What needs to be done: Restate every line of the material, word for word.
^^^^^^^^^^^^^^^^
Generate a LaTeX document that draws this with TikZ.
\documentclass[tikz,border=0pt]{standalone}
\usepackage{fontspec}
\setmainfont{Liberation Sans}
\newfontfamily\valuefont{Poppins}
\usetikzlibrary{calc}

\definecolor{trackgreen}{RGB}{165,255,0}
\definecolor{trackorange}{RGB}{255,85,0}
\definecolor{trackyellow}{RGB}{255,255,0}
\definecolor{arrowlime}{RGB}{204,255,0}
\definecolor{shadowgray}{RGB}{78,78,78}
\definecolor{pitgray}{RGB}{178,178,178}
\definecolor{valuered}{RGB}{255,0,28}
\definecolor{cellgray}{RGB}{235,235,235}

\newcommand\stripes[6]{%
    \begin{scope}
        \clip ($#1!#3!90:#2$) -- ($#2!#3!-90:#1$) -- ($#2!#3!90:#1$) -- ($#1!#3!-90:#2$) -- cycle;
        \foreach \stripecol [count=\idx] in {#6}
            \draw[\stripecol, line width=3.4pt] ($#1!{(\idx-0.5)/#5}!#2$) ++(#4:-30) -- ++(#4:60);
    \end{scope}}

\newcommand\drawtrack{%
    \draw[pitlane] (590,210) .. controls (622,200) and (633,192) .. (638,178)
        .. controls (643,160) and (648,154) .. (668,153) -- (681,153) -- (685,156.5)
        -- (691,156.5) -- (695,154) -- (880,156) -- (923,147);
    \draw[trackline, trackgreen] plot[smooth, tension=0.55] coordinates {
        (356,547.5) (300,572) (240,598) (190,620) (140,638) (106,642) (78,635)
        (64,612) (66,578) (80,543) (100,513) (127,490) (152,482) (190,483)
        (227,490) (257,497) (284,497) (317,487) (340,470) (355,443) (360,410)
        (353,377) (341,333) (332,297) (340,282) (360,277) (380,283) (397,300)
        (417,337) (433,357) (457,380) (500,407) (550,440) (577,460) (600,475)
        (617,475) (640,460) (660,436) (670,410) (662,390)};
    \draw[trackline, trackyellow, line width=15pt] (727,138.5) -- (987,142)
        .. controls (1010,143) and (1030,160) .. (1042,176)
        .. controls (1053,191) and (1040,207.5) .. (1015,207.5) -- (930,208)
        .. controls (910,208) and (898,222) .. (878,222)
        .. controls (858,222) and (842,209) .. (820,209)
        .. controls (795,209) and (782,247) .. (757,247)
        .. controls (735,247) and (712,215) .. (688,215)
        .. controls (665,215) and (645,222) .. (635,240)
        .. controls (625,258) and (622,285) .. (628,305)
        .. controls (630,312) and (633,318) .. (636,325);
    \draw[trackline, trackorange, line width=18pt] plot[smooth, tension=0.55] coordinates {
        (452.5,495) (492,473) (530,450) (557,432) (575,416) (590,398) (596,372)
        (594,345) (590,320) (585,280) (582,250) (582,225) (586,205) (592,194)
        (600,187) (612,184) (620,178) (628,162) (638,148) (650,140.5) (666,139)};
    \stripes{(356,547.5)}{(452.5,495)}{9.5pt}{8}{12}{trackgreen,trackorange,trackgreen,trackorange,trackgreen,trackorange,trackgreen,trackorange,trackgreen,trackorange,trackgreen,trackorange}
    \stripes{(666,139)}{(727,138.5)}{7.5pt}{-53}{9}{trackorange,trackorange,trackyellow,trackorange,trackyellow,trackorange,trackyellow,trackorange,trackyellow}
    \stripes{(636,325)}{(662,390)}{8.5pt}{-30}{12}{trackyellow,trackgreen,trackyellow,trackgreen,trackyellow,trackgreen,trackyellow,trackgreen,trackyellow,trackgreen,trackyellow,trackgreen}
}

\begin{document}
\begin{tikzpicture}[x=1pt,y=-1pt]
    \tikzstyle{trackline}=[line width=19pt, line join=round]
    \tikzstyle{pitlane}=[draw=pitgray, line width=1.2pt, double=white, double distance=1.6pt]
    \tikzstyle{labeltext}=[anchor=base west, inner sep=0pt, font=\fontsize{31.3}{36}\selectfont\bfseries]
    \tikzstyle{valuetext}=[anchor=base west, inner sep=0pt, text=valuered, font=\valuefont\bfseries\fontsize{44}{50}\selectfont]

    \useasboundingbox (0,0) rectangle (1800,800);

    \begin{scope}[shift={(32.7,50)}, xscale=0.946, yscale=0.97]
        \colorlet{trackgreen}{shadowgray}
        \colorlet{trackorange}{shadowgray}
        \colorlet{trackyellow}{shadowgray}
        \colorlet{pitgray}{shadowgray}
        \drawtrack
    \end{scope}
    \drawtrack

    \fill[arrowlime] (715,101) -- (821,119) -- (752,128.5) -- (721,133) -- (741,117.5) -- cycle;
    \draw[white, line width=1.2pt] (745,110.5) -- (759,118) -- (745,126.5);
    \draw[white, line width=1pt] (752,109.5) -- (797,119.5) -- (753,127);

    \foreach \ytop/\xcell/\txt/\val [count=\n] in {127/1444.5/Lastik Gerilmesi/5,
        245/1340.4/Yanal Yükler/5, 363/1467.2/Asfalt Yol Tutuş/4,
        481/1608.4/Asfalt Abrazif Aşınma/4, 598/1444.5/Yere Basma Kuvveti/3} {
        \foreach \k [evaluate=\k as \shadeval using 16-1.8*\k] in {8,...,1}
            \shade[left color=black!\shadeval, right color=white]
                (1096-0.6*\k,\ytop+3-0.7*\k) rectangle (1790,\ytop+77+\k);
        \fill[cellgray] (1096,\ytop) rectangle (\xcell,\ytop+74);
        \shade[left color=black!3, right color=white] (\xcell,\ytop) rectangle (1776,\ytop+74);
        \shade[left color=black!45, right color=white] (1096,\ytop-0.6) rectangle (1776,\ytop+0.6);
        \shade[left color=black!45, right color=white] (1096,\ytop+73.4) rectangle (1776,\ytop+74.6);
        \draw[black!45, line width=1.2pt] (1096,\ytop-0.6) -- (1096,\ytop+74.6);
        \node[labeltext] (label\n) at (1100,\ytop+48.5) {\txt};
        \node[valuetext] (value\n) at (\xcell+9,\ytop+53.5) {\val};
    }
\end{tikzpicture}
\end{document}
^^^^^^^^^^^^^^^^
Answer below:
Generate a LaTeX document that draws this with TikZ.
\documentclass[tikz,border=0pt]{standalone}
\usepackage{fontspec}
\setmainfont{Liberation Sans}
\newfontfamily\valuefont{Poppins}
\usetikzlibrary{calc}

\definecolor{trackgreen}{RGB}{165,255,0}
\definecolor{trackorange}{RGB}{255,85,0}
\definecolor{trackyellow}{RGB}{255,255,0}
\definecolor{arrowlime}{RGB}{204,255,0}
\definecolor{shadowgray}{RGB}{78,78,78}
\definecolor{pitgray}{RGB}{178,178,178}
\definecolor{valuered}{RGB}{255,0,28}
\definecolor{cellgray}{RGB}{235,235,235}

\newcommand\stripes[6]{%
    \begin{scope}
        \clip ($#1!#3!90:#2$) -- ($#2!#3!-90:#1$) -- ($#2!#3!90:#1$) -- ($#1!#3!-90:#2$) -- cycle;
        \foreach \stripecol [count=\idx] in {#6}
            \draw[\stripecol, line width=3.4pt] ($#1!{(\idx-0.5)/#5}!#2$) ++(#4:-30) -- ++(#4:60);
    \end{scope}}

\newcommand\drawtrack{%
    \draw[pitlane] (590,210) .. controls (622,200) and (633,192) .. (638,178)
        .. controls (643,160) and (648,154) .. (668,153) -- (681,153) -- (685,156.5)
        -- (691,156.5) -- (695,154) -- (880,156) -- (923,147);
    \draw[trackline, trackgreen] plot[smooth, tension=0.55] coordinates {
        (356,547.5) (300,572) (240,598) (190,620) (140,638) (106,642) (78,635)
        (64,612) (66,578) (80,543) (100,513) (127,490) (152,482) (190,483)
        (227,490) (257,497) (284,497) (317,487) (340,470) (355,443) (360,410)
        (353,377) (341,333) (332,297) (340,282) (360,277) (380,283) (397,300)
        (417,337) (433,357) (457,380) (500,407) (550,440) (577,460) (600,475)
        (617,475) (640,460) (660,436) (670,410) (662,390)};
    \draw[trackline, trackyellow, line width=15pt] (727,138.5) -- (987,142)
        .. controls (1010,143) and (1030,160) .. (1042,176)
        .. controls (1053,191) and (1040,207.5) .. (1015,207.5) -- (930,208)
        .. controls (910,208) and (898,222) .. (878,222)
        .. controls (858,222) and (842,209) .. (820,209)
        .. controls (795,209) and (782,247) .. (757,247)
        .. controls (735,247) and (712,215) .. (688,215)
        .. controls (665,215) and (645,222) .. (635,240)
        .. controls (625,258) and (622,285) .. (628,305)
        .. controls (630,312) and (633,318) .. (636,325);
    \draw[trackline, trackorange, line width=18pt] plot[smooth, tension=0.55] coordinates {
        (452.5,495) (492,473) (530,450) (557,432) (575,416) (590,398) (596,372)
        (594,345) (590,320) (585,280) (582,250) (582,225) (586,205) (592,194)
        (600,187) (612,184) (620,178) (628,162) (638,148) (650,140.5) (666,139)};
    \stripes{(356,547.5)}{(452.5,495)}{9.5pt}{8}{12}{trackgreen,trackorange,trackgreen,trackorange,trackgreen,trackorange,trackgreen,trackorange,trackgreen,trackorange,trackgreen,trackorange}
    \stripes{(666,139)}{(727,138.5)}{7.5pt}{-53}{9}{trackorange,trackorange,trackyellow,trackorange,trackyellow,trackorange,trackyellow,trackorange,trackyellow}
    \stripes{(636,325)}{(662,390)}{8.5pt}{-30}{12}{trackyellow,trackgreen,trackyellow,trackgreen,trackyellow,trackgreen,trackyellow,trackgreen,trackyellow,trackgreen,trackyellow,trackgreen}
}

\begin{document}
\begin{tikzpicture}[x=1pt,y=-1pt]
    \tikzstyle{trackline}=[line width=19pt, line join=round]
    \tikzstyle{pitlane}=[draw=pitgray, line width=1.2pt, double=white, double distance=1.6pt]
    \tikzstyle{labeltext}=[anchor=base west, inner sep=0pt, font=\fontsize{31.3}{36}\selectfont\bfseries]
    \tikzstyle{valuetext}=[anchor=base west, inner sep=0pt, text=valuered, font=\valuefont\bfseries\fontsize{44}{50}\selectfont]

    \useasboundingbox (0,0) rectangle (1800,800);

    \begin{scope}[shift={(32.7,50)}, xscale=0.946, yscale=0.97]
        \colorlet{trackgreen}{shadowgray}
        \colorlet{trackorange}{shadowgray}
        \colorlet{trackyellow}{shadowgray}
        \colorlet{pitgray}{shadowgray}
        \drawtrack
    \end{scope}
    \drawtrack

    \fill[arrowlime] (715,101) -- (821,119) -- (752,128.5) -- (721,133) -- (741,117.5) -- cycle;
    \draw[white, line width=1.2pt] (745,110.5) -- (759,118) -- (745,126.5);
    \draw[white, line width=1pt] (752,109.5) -- (797,119.5) -- (753,127);

    \foreach \ytop/\xcell/\txt/\val [count=\n] in {127/1444.5/Lastik Gerilmesi/5,
        245/1340.4/Yanal Yükler/5, 363/1467.2/Asfalt Yol Tutuş/4,
        481/1608.4/Asfalt Abrazif Aşınma/4, 598/1444.5/Yere Basma Kuvveti/3} {
        \foreach \k [evaluate=\k as \shadeval using 16-1.8*\k] in {8,...,1}
            \shade[left color=black!\shadeval, right color=white]
                (1096-0.6*\k,\ytop+3-0.7*\k) rectangle (1790,\ytop+77+\k);
        \fill[cellgray] (1096,\ytop) rectangle (\xcell,\ytop+74);
        \shade[left color=black!3, right color=white] (\xcell,\ytop) rectangle (1776,\ytop+74);
        \shade[left color=black!45, right color=white] (1096,\ytop-0.6) rectangle (1776,\ytop+0.6);
        \shade[left color=black!45, right color=white] (1096,\ytop+73.4) rectangle (1776,\ytop+74.6);
        \draw[black!45, line width=1.2pt] (1096,\ytop-0.6) -- (1096,\ytop+74.6);
        \node[labeltext] (label\n) at (1100,\ytop+48.5) {\txt};
        \node[valuetext] (value\n) at (\xcell+9,\ytop+53.5) {\val};
    }
\end{tikzpicture}
\end{document}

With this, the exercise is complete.